UBS chair hints at 'unavoidable' negative impact from Swiss capital rules

UBS's chair has hit out at the Swiss government's stricter capital rules, saying that hurt the country's financial competitiveness, and warned that the company may need to make tough business decisions to address the additional requirements.

UBS Group

Source: Sharecast

At an annual general meeting in Basel, Colm Kelleher said that the new capital rules proposed by the Federal Council would make the Swiss bank an "international outlier and weaken us compared to our competitors".

It is estimated that that UBS AG would need to hold more than $20bn in additional capital buffers under the Swiss government's new proposals, designed to address 'too big to fail' concerns.

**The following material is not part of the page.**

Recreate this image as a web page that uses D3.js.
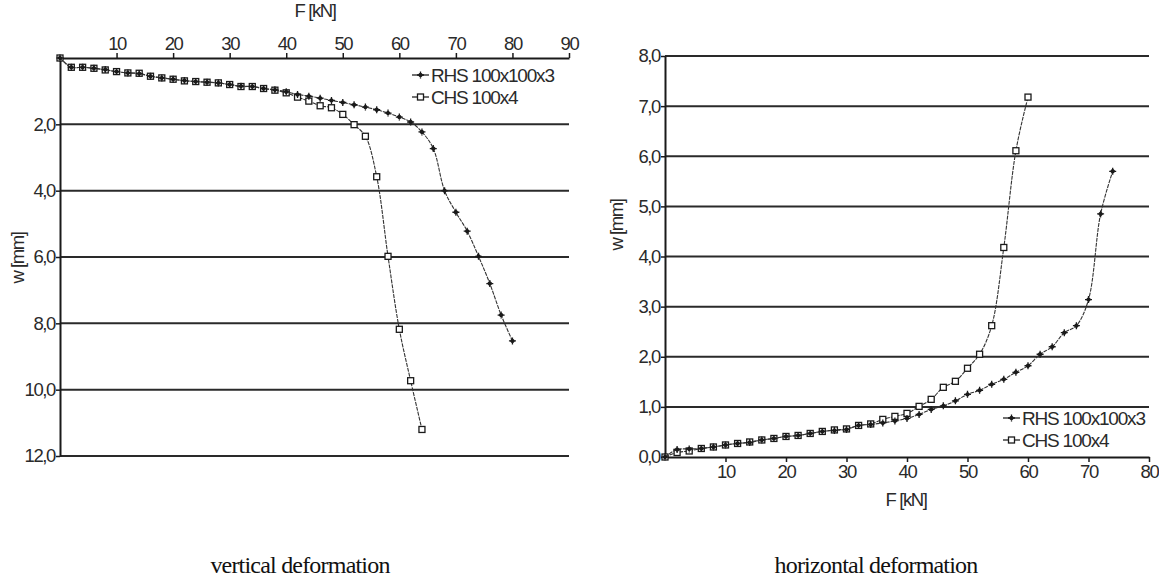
<!DOCTYPE html>
<html>
<head>
<meta charset="utf-8">
<script src="https://cdn.jsdelivr.net/npm/d3@7"></script>
<style>
  body { margin: 0; background: #fff; }
  svg text { font-family: "Liberation Sans", Arial, sans-serif; fill: #2a2a2a; }
  .title { font-family: "Liberation Serif", "Times New Roman", serif; font-size: 24px; fill: #111; letter-spacing: -0.8px; }
</style>
</head>
<body>
<div id="graph"></div>
<script>
// vertical deformation data (F in kN, w in mm)
const vertF_RHS = [0, 2, 4, 6, 8, 10, 12, 14, 16, 18, 20, 22, 24, 26, 28, 30, 32, 34, 36, 38, 40, 42, 44, 46, 48, 50, 52, 54, 56, 58, 60, 62, 64, 66, 68, 70, 72, 74, 76, 78, 80];
const vertW_RHS = [0, 0.28, 0.28, 0.31, 0.35, 0.41, 0.45, 0.47, 0.55, 0.60, 0.64, 0.68, 0.71, 0.73, 0.75, 0.80, 0.85, 0.86, 0.92, 0.96, 1.02, 1.10, 1.15, 1.21, 1.28, 1.34, 1.41, 1.48, 1.56, 1.66, 1.78, 1.93, 2.23, 2.73, 4.0, 4.65, 5.22, 5.98, 6.80, 7.75, 8.53];
const vertF_CHS = [0, 2, 4, 6, 8, 10, 12, 14, 16, 18, 20, 22, 24, 26, 28, 30, 32, 34, 36, 38, 40, 42, 44, 46, 48, 50, 52, 54, 56, 58, 60, 62, 64];
const vertW_CHS = [0, 0.28, 0.28, 0.31, 0.36, 0.41, 0.45, 0.46, 0.55, 0.60, 0.64, 0.69, 0.71, 0.73, 0.75, 0.80, 0.86, 0.86, 0.92, 0.97, 1.05, 1.18, 1.30, 1.44, 1.50, 1.70, 2.01, 2.36, 3.58, 5.98, 8.18, 9.73, 11.2];

// horizontal deformation data
const horF_RHS = [0, 2, 4, 6, 8, 10, 12, 14, 16, 18, 20, 22, 24, 26, 28, 30, 32, 34, 36, 38, 40, 42, 44, 46, 48, 50, 52, 54, 56, 58, 60, 62, 64, 66, 68, 70, 72, 74];
const horW_RHS = [0, 0.15, 0.16, 0.17, 0.20, 0.24, 0.27, 0.29, 0.34, 0.37, 0.41, 0.43, 0.47, 0.51, 0.53, 0.55, 0.63, 0.65, 0.68, 0.72, 0.77, 0.85, 0.95, 1.02, 1.12, 1.25, 1.33, 1.45, 1.55, 1.69, 1.82, 2.05, 2.20, 2.48, 2.62, 3.14, 4.85, 5.70];
const horF_CHS = [0, 2, 4, 6, 8, 10, 12, 14, 16, 18, 20, 22, 24, 26, 28, 30, 32, 34, 36, 38, 40, 42, 44, 46, 48, 50, 52, 54, 56, 58, 60];
const horW_CHS = [0, 0.09, 0.12, 0.17, 0.20, 0.24, 0.27, 0.30, 0.34, 0.37, 0.41, 0.43, 0.47, 0.51, 0.54, 0.56, 0.63, 0.66, 0.75, 0.81, 0.87, 1.01, 1.15, 1.39, 1.51, 1.77, 2.05, 2.62, 4.18, 6.11, 7.18];

const seriesNames = ["RHS 100x100x3", "CHS 100x4"];
const vertYTicks = [2, 4, 6, 8, 10, 12];
const vertXTicks = [10, 20, 30, 40, 50, 60, 70, 80, 90];
const horYTicks = [0, 1, 2, 3, 4, 5, 6, 7, 8];
const horXTicks = [10, 20, 30, 40, 50, 60, 70, 80];

const w = 1159;
const h = 578;
const fmt = d => d3.format(".1f")(d).replace(".", ",");
const toPoints = (xs, ys) => xs.map((x, i) => [x, ys[i]]);

// label style shared by ticks and axis titles
const labelStyle = sel => sel.attr("font-size", 18.5).style("letter-spacing", "-1.4px");

const svg = d3.select("#graph")
              .append("svg")
              .attr("width", w)
              .attr("height", h);

const drawMarkers = (g, pts, i) => {
    if (i === 1) {
        g.selectAll(null)
         .data(pts)
         .enter()
         .append("rect")
         .attr("x", d => d[0] - 3)
         .attr("y", d => d[1] - 3)
         .attr("width", 6)
         .attr("height", 6)
         .attr("fill", "#fff")
         .attr("stroke", "#1a1a1a")
         .attr("stroke-width", 1.3);
    } else {
        // small diamond with a cross through it
        g.selectAll(null)
         .data(pts)
         .enter()
         .append("path")
         .attr("d", d => `M${d[0] - 2},${d[1]}L${d[0]},${d[1] - 2}L${d[0] + 2},${d[1]}L${d[0]},${d[1] + 2}Z` +
                         `M${d[0] - 3.5},${d[1]}L${d[0] + 3.5},${d[1]}M${d[0]},${d[1] - 3.5}L${d[0]},${d[1] + 3.5}`)
         .attr("fill", "#333")
         .attr("stroke", "#1a1a1a")
         .attr("stroke-width", 1.3);
    }
};

// draw one panel
const drawPanel = (opt) => {
    const g = svg.append("g");
    const x = opt.x, y = opt.y;

    // gridlines
    g.selectAll(".grid")
     .data(opt.yTicks.filter(t => t !== 0))
     .enter()
     .append("line")
     .attr("x1", x.range()[0])
     .attr("x2", x.range()[1])
     .attr("y1", d => y(d))
     .attr("y2", d => y(d))
     .attr("stroke", "#2a2a2a")
     .attr("stroke-width", 2);

    // x axis
    const xAxis = (opt.axisBottom ? d3.axisBottom(x) : d3.axisTop(x))
                    .tickValues(opt.xTicks)
                    .tickSize(5)
                    .tickSizeOuter(0)
                    .tickPadding(3);
    const xg = g.append("g")
                .attr("transform", `translate(0,${y(0)})`)
                .call(xAxis);
    labelStyle(xg.selectAll("text"));

    // y axis
    const yAxis = d3.axisLeft(y)
                    .tickValues(opt.yTicks)
                    .tickFormat(fmt)
                    .tickSize(4)
                    .tickSizeOuter(0)
                    .tickPadding(1);
    const yg = g.append("g")
                .attr("transform", `translate(${x(0)},0)`)
                .call(yAxis);
    labelStyle(yg.selectAll("text"));
    yg.select(".domain").attr("stroke", "#1a1a1a").attr("stroke-width", 2);
    xg.select(".domain").attr("stroke", "#1a1a1a").attr("stroke-width", 2);
    g.selectAll(".tick line").attr("stroke", "#1a1a1a").attr("stroke-width", 1.5);

    // data lines and markers (CHS first so RHS markers sit on top where they overlap)
    [1, 0].forEach(i => {
        const pts = opt.series[i];
        g.append("path")
         .datum(pts)
         .attr("fill", "none")
         .attr("stroke", "#333")
         .attr("stroke-width", 1.1)
         .attr("stroke-dasharray", "4,1")
         .attr("d", d3.line().x(d => x(d[0])).y(d => y(d[1])).curve(d3.curveCatmullRom));
        drawMarkers(g, pts.map(d => [x(d[0]), y(d[1])]), i);
    });

    // legend
    seriesNames.forEach((name, i) => {
        const ly = opt.legend[1] + i * 22;
        g.append("line")
         .attr("x1", opt.legend[0]).attr("x2", opt.legend[0] + 17)
         .attr("y1", ly).attr("y2", ly)
         .attr("stroke", "#222").attr("stroke-width", 1.3);
        drawMarkers(g, [[opt.legend[0] + 8.5, ly]], i);
        g.append("text")
         .attr("x", opt.legend[0] + 19)
         .attr("y", ly + 6.5)
         .attr("font-size", 19)
         .style("letter-spacing", "-1.2px")
         .text(name);
    });
};

// left panel: vertical deformation (x axis on top, w grows downward)
const xL = d3.scaleLinear().domain([0, 90]).range([60, 569]);
const yL = d3.scaleLinear().domain([0, 12]).range([58, 456]);
drawPanel({
    x: xL, y: yL, axisBottom: false,
    xTicks: vertXTicks, yTicks: vertYTicks,
    series: [toPoints(vertF_RHS, vertW_RHS), toPoints(vertF_CHS, vertW_CHS)],
    legend: [412, 75]
});

// right panel: horizontal deformation
const xR = d3.scaleLinear().domain([0, 80]).range([665, 1149]);
const yR = d3.scaleLinear().domain([0, 8]).range([457, 56]);
drawPanel({
    x: xR, y: yR, axisBottom: true,
    xTicks: horXTicks, yTicks: horYTicks,
    series: [toPoints(horF_RHS, horW_RHS), toPoints(horF_CHS, horW_CHS)],
    legend: [1003, 418]
});

// axis titles
labelStyle(svg.append("text").attr("x", 315).attr("y", 17).attr("text-anchor", "middle").text("F [kN]"));
labelStyle(svg.append("text").attr("transform", "translate(24,258) rotate(-90)").attr("text-anchor", "middle").text("w [mm]"));
labelStyle(svg.append("text").attr("transform", "translate(623,225) rotate(-90)").attr("text-anchor", "middle").text("w [mm]"));
labelStyle(svg.append("text").attr("x", 906).attr("y", 506).attr("text-anchor", "middle").text("F [kN]"));

// panel captions
svg.append("text").attr("class", "title").attr("x", 300).attr("y", 573)
   .attr("text-anchor", "middle").text("vertical deformation");
svg.append("text").attr("class", "title").attr("x", 876).attr("y", 573)
   .attr("text-anchor", "middle").text("horizontal deformation");
</script>
</body>
</html>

"It is our duty to evaluate appropriate measures to address, if confirmed, the negative effects of these extreme proposals in order to minimise the impact on our shareholders, clients, employees and the communities in which we operate. Against this backdrop, and amid growing pressure from markets and many of you, our shareholders, key business decisions may soon become unavoidable," he said.

Kelleher argued that, since the financial crisis in 2008, the bank has massively cut its balance sheet – despite the merger with Credit Suisse – reducing its risk profile and focused on more stable and low-risk business areas.

The chair reiterated the bank's desire to remain headquartered in Switzerland, but said that competition from other financial centres – such as Singapore and Hong Kong – is "intensifying", particularly in areas where Switzerland has been strong, such as cross-border wealth management.

He called for the Swiss government to adopt "smart, internationally aligned regulation that bolsters rather than blunts competitiveness".

"Yet, in financial services, the Federal Council’s proposals are moving Switzerland in the opposite direction. And they have little to do with addressing the root causes of the Credit Suisse issues [...] We are looking for a solution that preserves a competitive, successful and prosperous Swiss financial center based on strong capitalisation."